Love Conference: Keynote speaker addresses keys to successful relationship

by Devin Simkins/reporter

KEYNOTE

Love is an emotional attachment to another person with an emotional investment in their overall well-being, a NW psychology instructor told students.

Love can have consequences that are emotional, physical and financial or if it is just right it could turn out to be amazing, Jay Green said during the Love Conference’s keynote address.

“When you were a child, you were scared to lose your parents. And then when you were a teenager, you were scared to lose your friends,” he said.

Everyone goes through an intimacy life cycle where they change who matters most to them as they get older. As adults, people shift toward being scared to lose that special someone or spouse, Green said. Later, the focus will shift to their children and then their grandchildren.

“Brains are not developed until 30,” he said. “When you said ‘I do,’ it was to someone who was a decade away from becoming themselves.”

Half of marriages end in divorce because of many factors, Green said. Most of the people who get a divorce were married before the age of 25, were not college graduates or were pregnant. When students get married at young ages, they do not fully know their partner as well as they think they do.  Students should literally do all of the opposites before getting married: wait till over 25, get a college education and discover contraception, Green said. They are more likely to find a successful relationship that way.

“There is no one person for you,” he said. “There is no such thing as ‘the one.’”

One person cannot make someone’s life complete, Green said. People can find happiness by simply looking around them. The more time spent with someone makes it more likely for physical and emotional attraction to occur, Green said, which is why people might often end up with a person right under their noses.

“You can’t build intimacy if you don’t talk,” he said. “Saying too much or not enough can be bad.”

A relationship needs balance, Green said. A relationship does not have healthy communication when only one person is open to letting someone in while the other has walls up. Both need to be able to say what they are thinking/feeling without saying too much and scaring the other away. They should be able to discuss setting boundaries, marriage, children and goals.

“Sexual intimacy is the basis to a relationship,” he said. “It is the one thing you share only with each other.”

Although intimacy is the most important, it is one of three basics for love, along with passion and commitment, Green said. Students need to have all three to have a well-rounded relationship. Passion and commitment are important because couples should feel a major attraction toward each other while also being exclusive.

Some couples will experience hard times that can lead to arguments. Every couple will disagree on something at some point, and the best thing to do is not avoid the conflicts, Green said. People should always speak up and say what is on their minds. This is where the honesty comes in.

“Relationships will have conflicts over sex, money, children, work and social activities,” he said.

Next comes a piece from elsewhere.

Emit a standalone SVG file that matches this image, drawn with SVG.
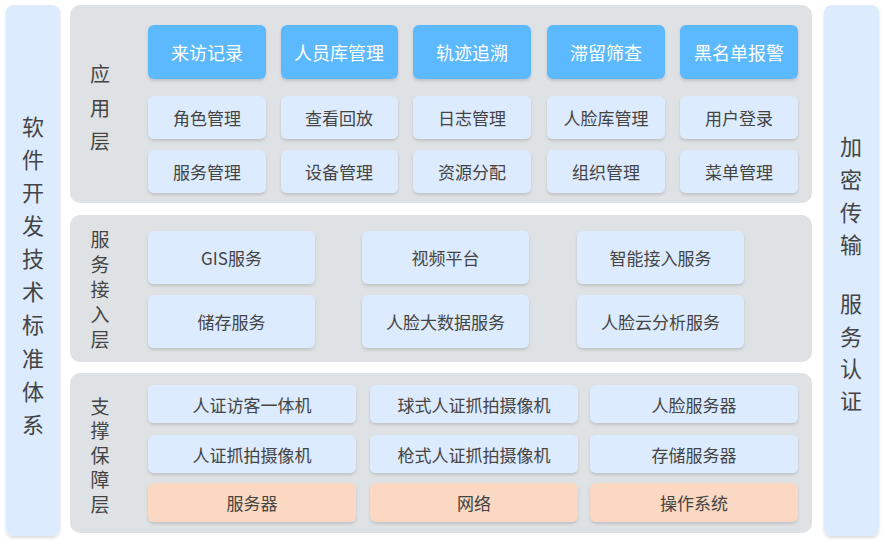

People in arguments with their loved ones should be very careful how they handle the situation. They should always state how they feel without yelling or name-calling. Green said men should avoid being sarcastic, and women should avoid pre-scripting their lines before starting an argument. Most couples do this to each other, he said, which shows they are not actually listening to their spouse when they are expressing their feelings.

“Compliment the person,” he said. “Criticize their behavior.”

Couples can always find a healthy way to confront each other, Green said. People should not tell their partners they are awful people because it will only make the situation worse and make them feel bad about themselves, Green said. Instead, they should tell them they love who they are but the way they behaved at a certain time really upset them.

Couples do not know each other until they have seen each other at their worst, Green said. If they can get past disagreements or accept them, they should be good.

“Relationships need to have desire, respect, trust and safety,” he said. “These are the conditions of love.”

When a man or woman pulls away, the partner should let the person go because the alternative is not good, Green said. Whether it is because of abuse or something else, people should expect to go through grief when a relationship is over. People should know at first they may feel heartbreak, but once the feeling of anger comes over them, resolution is not far behind, Green said.

The right person and the right relationship are both worth waiting for and are out there, Green said.

“You have no choice on love because it will find you,” he said. “The most important thing is to not settle.”